Sixteen-year-old David Trone is learning to use a specially designed ax and a two-sided rake to clear foliage in a dense woodland. Nearby, Mary Beers, age 79, is patting down soil that soon will be a path for hikers and backpackers. These two are among people who volunteered to help reroute a section of a trail in the Natchez Trace State Park and Forest in Tennessee.

They're working with other folks of various ages who also offered to donate their time and toil for a project sponsored by the American Hiking Society. That organization works to preserve trails and the areas surrounding them. The nonprofit enterprise is one among many that employ volunteers to help them achieve their goals. Activities in which unpaid helpers can participate around the United States and throughout the world range from maintaining historic buildings and taking part in conservation efforts to assisting scientists in conducting research and helping at-risk children.

As the American Hiking Society points out, "Trails don't maintain themselves." It urges those who enjoy the outdoors to "Give back to the trails you love, meet new people and enjoy the experience." In addition to rerouting trials, other activities include clearing vegetation, planting trees and sprucing up around historic sites.

Maintaining historic structures also is a focus of those who enjoy volunteer vacations with the Bob Marshall Wilderness Foundation. They open trails, battle weeds and restore heavily used areas in a 1.5-million-acre area of Montana. Located in the northern Rocky Mountains along the Continental Divide, this primitive spread is the most ecologically complex complete mountain wilderness in the country.

The National Park Service gets into the act by inviting people to volunteer for periods ranging from a day to year-round. You can sign up on your own or with family and friends, and you can opt to work close to where you live or at a far-flung destination, including U.S. territories. Activities include supporting or leading education, serving as a campground host, monitoring animals and conducting research.

 

Investigation is an objective of other volunteer opportunities. Earthwatch connects scientists around the world with people who are passionate about the work they're doing. In the granite mountains and craggy coastline of Acadia National Park in Maine, that means adding to more than 120 years of detailed observations to measure the impact of climate change on the abundant wildlife that lives in or migrates through the area. Supporters in the vast Amazonian forests of Peru help to develop conservation strategies intended to offset current weather patterns and ensure sustainability of indigenous monkeys, pink river dolphins and other residents of the land, rivers and sky.

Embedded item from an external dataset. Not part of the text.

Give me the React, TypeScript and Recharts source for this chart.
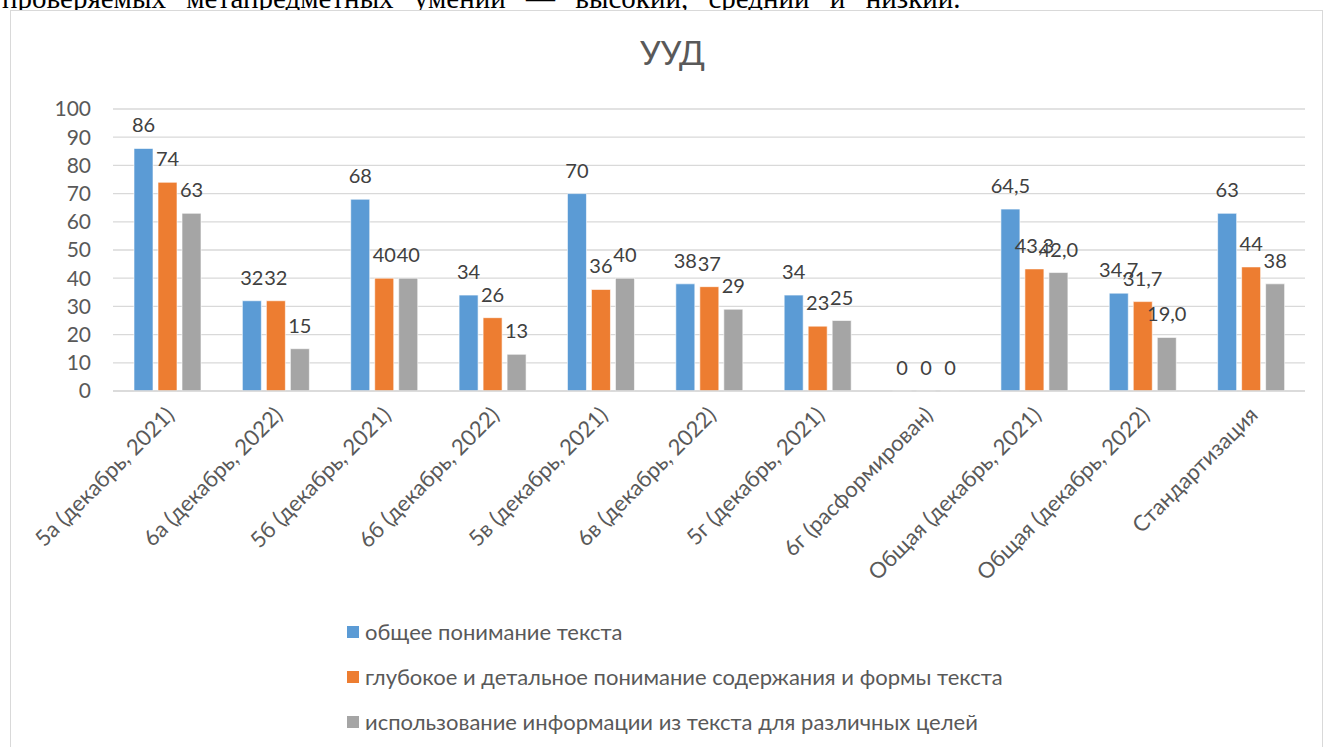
import React from 'react';
import { BarChart, Bar, XAxis, YAxis, CartesianGrid, LabelList } from 'recharts';

const categories = [
  '5а (декабрь, 2021)',
  '6а (декабрь, 2022)',
  '5б (декабрь, 2021)',
  '6б (декабрь, 2022)',
  '5в (декабрь, 2021)',
  '6в (декабрь, 2022)',
  '5г (декабрь, 2021)',
  '6г (расформирован)',
  'Общая (декабрь, 2021)',
  'Общая (декабрь, 2022)',
  'Стандартизация',
];
const general = [86, 32, 68, 34, 70, 38, 34, 0, 64.5, 34.7, 63];
const deep = [74, 32, 40, 26, 36, 37, 23, 0, 43.3, 31.7, 44];
const usage = [63, 15, 40, 13, 40, 29, 25, 0, 42.0, 19.0, 38];
const labelDecimals = [0, 0, 0, 0, 0, 0, 0, 0, 1, 1, 0];
const yTicks = [0, 10, 20, 30, 40, 50, 60, 70, 80, 90, 100];

const seriesKeys = ['general', 'deep', 'usage'];
const seriesNames = [
  'общее понимание текста',
  'глубокое и детальное понимание содержания и формы текста',
  'использование информации из текста для различных целей',
];
const colors = ['#5b9bd5', '#ed7d31', '#a5a5a5'];

const fmt = (v: number, d: number) => v.toFixed(d).replace('.', ',');

const data = categories.map((c, i) => ({
  name: c,
  general: general[i],
  deep: deep[i],
  usage: usage[i],
  generalLabel: fmt(general[i], labelDecimals[i]),
  deepLabel: fmt(deep[i], labelDecimals[i]),
  usageLabel: fmt(usage[i], labelDecimals[i]),
}));

const FONT = 'Lato, "Open Sans", sans-serif';

const XTick = (props: any) => {
  const { x, y, payload } = props;
  return (
    <g transform={`translate(${x + 3},${y + 20})`}>
      <text
        x={0}
        y={0}
        dy="0.35em"
        textAnchor="end"
        transform="rotate(-45)"
        fill="#595959"
        fontSize={22}
        fontFamily={FONT}
      >
        {payload.value}
      </text>
    </g>
  );
};

export default function App() {
  return (
    <div style={{ position: 'absolute', left: 0, top: 0, width: 1324, height: 747, overflow: 'hidden', background: '#fff' }}>
      <div
        style={{
          position: 'absolute',
          left: 2,
          top: -16,
          fontFamily: '"Liberation Serif", "Times New Roman", serif',
          fontSize: 29,
          lineHeight: '29px',
          wordSpacing: 13,
          whiteSpace: 'nowrap',
          color: '#000',
        }}
      >
        проверяемых метапредметных умений — высокий, средний и низкий.
      </div>
      <div
        style={{
          position: 'absolute',
          left: 10,
          top: 10,
          width: 1313,
          height: 745,
          borderLeft: '1px solid #d9d9d9',
          borderTop: '1px solid #d9d9d9',
          borderRight: '1px solid #d9d9d9',
          boxSizing: 'border-box',
          background: '#fff',
        }}
      >
        <div
          style={{
            position: 'absolute',
            left: 0,
            right: 0,
            top: 25,
            textAlign: 'center',
            fontFamily: FONT,
            fontSize: 33,
            lineHeight: '33px',
            color: '#595959',
            paddingLeft: 12,
          }}
        >
          УУД
        </div>
        <BarChart
          width={1311}
          height={736}
          data={data}
          margin={{ top: 98, right: 17, bottom: 156, left: 0 }}
          barSize={19}
          barGap={5}
        >
          <CartesianGrid vertical={false} stroke="#d9d9d9" strokeWidth={1.3} />
          <XAxis
            dataKey="name"
            interval={0}
            tickLine={false}
            tickSize={0}
            tickMargin={0}
            axisLine={{ stroke: '#d9d9d9', strokeWidth: 1.3 }}
            height={200}
            tick={<XTick />}
          />
          <YAxis
            domain={[0, 100]}
            ticks={yTicks}
            interval={0}
            width={102}
            axisLine={false}
            tickLine={false}
            tickSize={0}
            tickMargin={22}
            tick={{ fill: '#595959', fontSize: 21, fontFamily: FONT, style: { fontVariantNumeric: 'tabular-nums' } }}
          />
          {seriesKeys.map((k, i) => (
            <Bar
              key={k}
              dataKey={k}
              name={seriesNames[i]}
              fill={colors[i]}
              stroke="#fff"
              strokeWidth={0.6}
              minPointSize={0.01}
              isAnimationActive={false}
            >
              <LabelList dataKey={`${k}Label`} position="top" offset={16} fill="#404040" fontSize={20} fontFamily={FONT} />
            </Bar>
          ))}
        </BarChart>
        <div style={{ position: 'absolute', left: 336, top: 598, fontFamily: FONT }}>
          {seriesNames.map((n, i) => (
            <div key={n} style={{ height: 45, display: 'flex', alignItems: 'center' }}>
              <span style={{ display: 'inline-block', width: 12, height: 12, background: colors[i], marginRight: 6 }} />
              <span style={{ fontSize: 22, color: '#595959', whiteSpace: 'nowrap' }}>{n}</span>
            </div>
          ))}
        </div>
      </div>
    </div>
  );
}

Sea life and challenges to it occupy those who travel with the Oceanic Society. Since 1969, the group has worked to improve the health of the world's oceans by addressing human behavior such as overfishing, pollution and activities that have a negative impact on the climate. Its worldwide marine research and conservation efforts include studying coral reefs, sea turtles and dolphins. In Indonesia, experts and their charges explore how plastic pollution affects the most biodiverse marine regions on earth.

Marine conservation is among more than 150 projects under the GVI USA umbrella that covers a wide choice of alternatives. They include animal care and health care, wildlife conservation and women's empowerment, teaching English and renovating educational facilities. The company supports programs lasting from one week to six months and concentrates its efforts on some of the most vulnerable habitats on the planet.

People rather than places are the primary target of the Global Service Corps, whose volunteers live and work in the community they're serving. For example, in Cambodia, their temporary home might be with a family, at an orphanage or in a Buddhist monastery.